PROBLEM TO WORK ON
Output the material word for word. Leave each picture out.
◆ ◆ ◆ ◆ ◆ ◆ ◆
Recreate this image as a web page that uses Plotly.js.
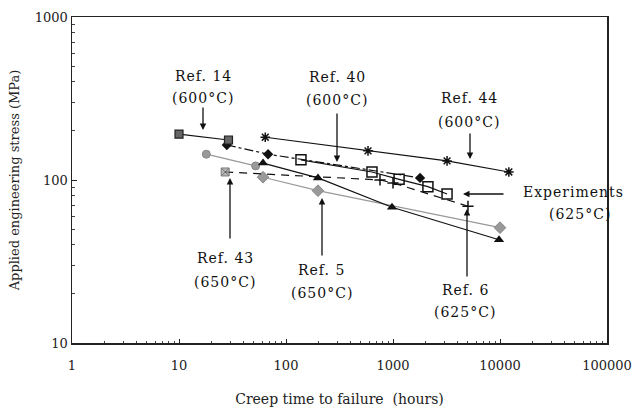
<!DOCTYPE html>
<html>
<head>
<meta charset="utf-8">
<script src="https://cdn.plot.ly/plotly-3.0.1.min.js"></script>
<style>
  html, body { margin: 0; padding: 0; background: #fff; }
  #chart { width: 640px; height: 414px; }
  .annotation-text { letter-spacing: 1px; }
</style>
</head>
<body>
<div id="chart"></div>
<script>
// ---- Data ----
// Creep time to failure (hours) / Applied engineering stress (MPa)
const ref14Time = [10, 29];
const ref14Stress = [191, 176];

const ref44Time = [64, 584, 3200, 12100];
const ref44Stress = [183, 151, 131, 112];

const ref40Time = [28, 68, 1790];
const ref40Stress = [164, 144, 103];

const expTime = [138, 636, 1140, 2120, 3200];
const expStress = [133, 112, 101, 91, 82];

const ref6Time = [756, 1000, 5020];
const ref6Stress = [100, 96, 69];

const ref43Time = [27, 756];
const ref43Stress = [112, 100];

const triTime = [61, 199, 979, 9790];
const triStress = [127, 103, 68, 43];

const circTime = [18, 52];
const circStress = [144, 122];

const ref5Time = [61, 199, 10000];
const ref5Stress = [104, 86, 51];

const xTickVals = [1, 10, 100, 1000, 10000, 100000];
const xTickText = ['1', '10', '100', '1000', '10000', '100000'];
const yTickVals = [10, 100, 1000];
const yTickText = ['10', '100', '1000'];

// ---- Chart ----
const FONT = 'DejaVu Serif, Liberation Serif, serif';
const GRAY = '#999999';
const LW = 1.2;

function minorVals(lo, hi) {
  const v = [];
  for (let d = lo; d < hi; d *= 10) for (let k = 2; k <= 9; k++) v.push(d * k);
  return v;
}

const traces = [
  { x: circTime, y: circStress, mode: 'lines+markers',
    line: { color: GRAY, width: LW },
    marker: { symbol: 'circle', size: 8, color: GRAY, line: { color: '#888', width: 1 } } },
  { x: ref5Time, y: ref5Stress, mode: 'lines+markers',
    line: { color: GRAY, width: LW },
    marker: { symbol: 'diamond', size: 9, color: GRAY, line: { color: '#888', width: 1 } } },
  { x: ref43Time, y: ref43Stress, mode: 'lines+markers',
    line: { color: '#111', width: LW, dash: '8px,6px' },
    marker: { symbol: 'square-x', size: [8, 0], color: GRAY, line: { color: '#444', width: 1 } } },
  { x: ref6Time, y: ref6Stress, mode: 'lines+markers',
    line: { color: '#111', width: LW, dash: '8px,6px' },
    marker: { symbol: 'cross-thin-open', size: 8, color: '#111', line: { color: '#111', width: 1.5 } } },
  { x: triTime, y: triStress, mode: 'lines+markers',
    line: { color: '#111', width: LW },
    marker: { symbol: 'triangle-up', size: 9, color: '#111' } },
  { x: ref40Time, y: ref40Stress, mode: 'lines+markers',
    line: { color: '#111', width: LW, dash: 'dashdot' },
    marker: { symbol: 'diamond', size: 8, color: '#111' } },
  { x: expTime, y: expStress, mode: 'lines+markers',
    line: { color: '#111', width: LW },
    marker: { symbol: 'square-open', size: 10, color: '#111', line: { color: '#111', width: 1.5 } } },
  { x: ref14Time, y: ref14Stress, mode: 'lines+markers',
    line: { color: '#111', width: LW },
    marker: { symbol: 'square', size: 8, color: '#666', line: { color: '#222', width: 1.2 } } },
  { x: ref44Time, y: ref44Stress, mode: 'lines+markers',
    line: { color: '#111', width: LW },
    marker: { symbol: 'asterisk-open', size: 8, color: '#111', line: { color: '#111', width: 1.5 } } }
];

// plot area in pixels: x 72..607, y 17..343
const L = 72, R = 607, T = 17, B = 343;
const px = (p) => (p - L) / (R - L);
const py = (p) => (B - p) / (B - T);

function label(text, x, y) {
  return { text: text, xref: 'paper', yref: 'paper', x: px(x), y: py(y),
           showarrow: false, xanchor: 'center', yanchor: 'middle',
           font: { family: FONT, size: 14, color: '#111' } };
}
function arrow(hx, hy, tx, ty) {
  return { text: '', xref: 'paper', yref: 'paper', x: px(hx), y: py(hy),
           ax: tx - hx, ay: ty - hy, showarrow: true, arrowhead: 2,
           arrowsize: 1, arrowwidth: 1.3, arrowcolor: '#111', standoff: 0, startstandoff: 0 };
}

const annotations = [
  label('Ref. 14', 203, 76), label('(600°C)', 203, 98), arrow(203, 130, 203, 106),
  label('Ref. 40', 337, 77), label('(600°C)', 337, 100), arrow(337, 162, 337, 112),
  label('Ref. 44', 469, 98), label('(600°C)', 469, 122), arrow(470, 159, 470, 132),
  label('Experiments', 573, 192), label('(625°C)', 580, 214), arrow(463, 194, 505, 194),
  label('Ref. 43', 225, 258), label('(650°C)', 225, 282), arrow(230, 178, 230, 240),
  label('Ref. 5', 321, 270), label('(650°C)', 322, 293), arrow(322, 198, 322, 257),
  label('Ref. 6', 465, 290), label('(625°C)', 465, 312), arrow(467, 209, 467, 278)
];

const layout = {
  width: 640, height: 414,
  margin: { l: L, r: 640 - R, t: T, b: 414 - B },
  paper_bgcolor: '#fff', plot_bgcolor: '#fff',
  showlegend: false,
  font: { family: FONT, size: 13, color: '#222' },
  xaxis: {
    type: 'log', range: [0, 5],
    tickmode: 'array', tickvals: xTickVals, ticktext: xTickText,
    ticks: 'inside', ticklen: 4, tickcolor: '#222',
    ticklabelstandoff: 10,
    showline: true, linecolor: '#222', linewidth: 1.5, mirror: true,
    showgrid: false, zeroline: false,
    minor: { tickmode: 'array', tickvals: minorVals(1, 100000), ticks: 'inside', ticklen: 2, tickcolor: '#444', showgrid: false },
    tickfont: { family: FONT, size: 13, color: '#222' },
    title: { text: 'Creep time to failure  (hours)', standoff: 22,
             font: { family: FONT, size: 14, color: '#222' } }
  },
  yaxis: {
    type: 'log', range: [1, 3],
    tickmode: 'array', tickvals: yTickVals, ticktext: yTickText,
    ticks: 'inside', ticklen: 5, tickcolor: '#222',
    showline: true, linecolor: '#222', linewidth: 1.5, mirror: true,
    showgrid: false, zeroline: false,
    minor: { tickmode: 'array', tickvals: minorVals(10, 1000), ticks: 'inside', ticklen: 3, tickcolor: '#444', showgrid: false },
    tickfont: { family: FONT, size: 13, color: '#222' },
    title: { text: 'Applied engineering stress (MPa)', standoff: 12,
             font: { family: FONT, size: 13, color: '#222' } }
  },
  annotations: annotations
};

Plotly.newPlot('chart', traces, layout, { displayModeBar: false, staticPlot: true });
</script>
</body>
</html>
◆ ◆ ◆ ◆ ◆ ◆ ◆
THE COMPLETED TASK
Recreate this image as a web page that uses Plotly.js.
<!DOCTYPE html>
<html>
<head>
<meta charset="utf-8">
<script src="https://cdn.plot.ly/plotly-3.0.1.min.js"></script>
<style>
  html, body { margin: 0; padding: 0; background: #fff; }
  #chart { width: 640px; height: 414px; }
  .annotation-text { letter-spacing: 1px; }
</style>
</head>
<body>
<div id="chart"></div>
<script>
// ---- Data ----
// Creep time to failure (hours) / Applied engineering stress (MPa)
const ref14Time = [10, 29];
const ref14Stress = [191, 176];

const ref44Time = [64, 584, 3200, 12100];
const ref44Stress = [183, 151, 131, 112];

const ref40Time = [28, 68, 1790];
const ref40Stress = [164, 144, 103];

const expTime = [138, 636, 1140, 2120, 3200];
const expStress = [133, 112, 101, 91, 82];

const ref6Time = [756, 1000, 5020];
const ref6Stress = [100, 96, 69];

const ref43Time = [27, 756];
const ref43Stress = [112, 100];

const triTime = [61, 199, 979, 9790];
const triStress = [127, 103, 68, 43];

const circTime = [18, 52];
const circStress = [144, 122];

const ref5Time = [61, 199, 10000];
const ref5Stress = [104, 86, 51];

const xTickVals = [1, 10, 100, 1000, 10000, 100000];
const xTickText = ['1', '10', '100', '1000', '10000', '100000'];
const yTickVals = [10, 100, 1000];
const yTickText = ['10', '100', '1000'];

// ---- Chart ----
const FONT = 'DejaVu Serif, Liberation Serif, serif';
const GRAY = '#999999';
const LW = 1.2;

function minorVals(lo, hi) {
  const v = [];
  for (let d = lo; d < hi; d *= 10) for (let k = 2; k <= 9; k++) v.push(d * k);
  return v;
}

const traces = [
  { x: circTime, y: circStress, mode: 'lines+markers',
    line: { color: GRAY, width: LW },
    marker: { symbol: 'circle', size: 8, color: GRAY, line: { color: '#888', width: 1 } } },
  { x: ref5Time, y: ref5Stress, mode: 'lines+markers',
    line: { color: GRAY, width: LW },
    marker: { symbol: 'diamond', size: 9, color: GRAY, line: { color: '#888', width: 1 } } },
  { x: ref43Time, y: ref43Stress, mode: 'lines+markers',
    line: { color: '#111', width: LW, dash: '8px,6px' },
    marker: { symbol: 'square-x', size: [8, 0], color: GRAY, line: { color: '#444', width: 1 } } },
  { x: ref6Time, y: ref6Stress, mode: 'lines+markers',
    line: { color: '#111', width: LW, dash: '8px,6px' },
    marker: { symbol: 'cross-thin-open', size: 8, color: '#111', line: { color: '#111', width: 1.5 } } },
  { x: triTime, y: triStress, mode: 'lines+markers',
    line: { color: '#111', width: LW },
    marker: { symbol: 'triangle-up', size: 9, color: '#111' } },
  { x: ref40Time, y: ref40Stress, mode: 'lines+markers',
    line: { color: '#111', width: LW, dash: 'dashdot' },
    marker: { symbol: 'diamond', size: 8, color: '#111' } },
  { x: expTime, y: expStress, mode: 'lines+markers',
    line: { color: '#111', width: LW },
    marker: { symbol: 'square-open', size: 10, color: '#111', line: { color: '#111', width: 1.5 } } },
  { x: ref14Time, y: ref14Stress, mode: 'lines+markers',
    line: { color: '#111', width: LW },
    marker: { symbol: 'square', size: 8, color: '#666', line: { color: '#222', width: 1.2 } } },
  { x: ref44Time, y: ref44Stress, mode: 'lines+markers',
    line: { color: '#111', width: LW },
    marker: { symbol: 'asterisk-open', size: 8, color: '#111', line: { color: '#111', width: 1.5 } } }
];

// plot area in pixels: x 72..607, y 17..343
const L = 72, R = 607, T = 17, B = 343;
const px = (p) => (p - L) / (R - L);
const py = (p) => (B - p) / (B - T);

function label(text, x, y) {
  return { text: text, xref: 'paper', yref: 'paper', x: px(x), y: py(y),
           showarrow: false, xanchor: 'center', yanchor: 'middle',
           font: { family: FONT, size: 14, color: '#111' } };
}
function arrow(hx, hy, tx, ty) {
  return { text: '', xref: 'paper', yref: 'paper', x: px(hx), y: py(hy),
           ax: tx - hx, ay: ty - hy, showarrow: true, arrowhead: 2,
           arrowsize: 1, arrowwidth: 1.3, arrowcolor: '#111', standoff: 0, startstandoff: 0 };
}

const annotations = [
  label('Ref. 14', 203, 76), label('(600°C)', 203, 98), arrow(203, 130, 203, 106),
  label('Ref. 40', 337, 77), label('(600°C)', 337, 100), arrow(337, 162, 337, 112),
  label('Ref. 44', 469, 98), label('(600°C)', 469, 122), arrow(470, 159, 470, 132),
  label('Experiments', 573, 192), label('(625°C)', 580, 214), arrow(463, 194, 505, 194),
  label('Ref. 43', 225, 258), label('(650°C)', 225, 282), arrow(230, 178, 230, 240),
  label('Ref. 5', 321, 270), label('(650°C)', 322, 293), arrow(322, 198, 322, 257),
  label('Ref. 6', 465, 290), label('(625°C)', 465, 312), arrow(467, 209, 467, 278)
];

const layout = {
  width: 640, height: 414,
  margin: { l: L, r: 640 - R, t: T, b: 414 - B },
  paper_bgcolor: '#fff', plot_bgcolor: '#fff',
  showlegend: false,
  font: { family: FONT, size: 13, color: '#222' },
  xaxis: {
    type: 'log', range: [0, 5],
    tickmode: 'array', tickvals: xTickVals, ticktext: xTickText,
    ticks: 'inside', ticklen: 4, tickcolor: '#222',
    ticklabelstandoff: 10,
    showline: true, linecolor: '#222', linewidth: 1.5, mirror: true,
    showgrid: false, zeroline: false,
    minor: { tickmode: 'array', tickvals: minorVals(1, 100000), ticks: 'inside', ticklen: 2, tickcolor: '#444', showgrid: false },
    tickfont: { family: FONT, size: 13, color: '#222' },
    title: { text: 'Creep time to failure  (hours)', standoff: 22,
             font: { family: FONT, size: 14, color: '#222' } }
  },
  yaxis: {
    type: 'log', range: [1, 3],
    tickmode: 'array', tickvals: yTickVals, ticktext: yTickText,
    ticks: 'inside', ticklen: 5, tickcolor: '#222',
    showline: true, linecolor: '#222', linewidth: 1.5, mirror: true,
    showgrid: false, zeroline: false,
    minor: { tickmode: 'array', tickvals: minorVals(10, 1000), ticks: 'inside', ticklen: 3, tickcolor: '#444', showgrid: false },
    tickfont: { family: FONT, size: 13, color: '#222' },
    title: { text: 'Applied engineering stress (MPa)', standoff: 12,
             font: { family: FONT, size: 13, color: '#222' } }
  },
  annotations: annotations
};

Plotly.newPlot('chart', traces, layout, { displayModeBar: false, staticPlot: true });
</script>
</body>
</html>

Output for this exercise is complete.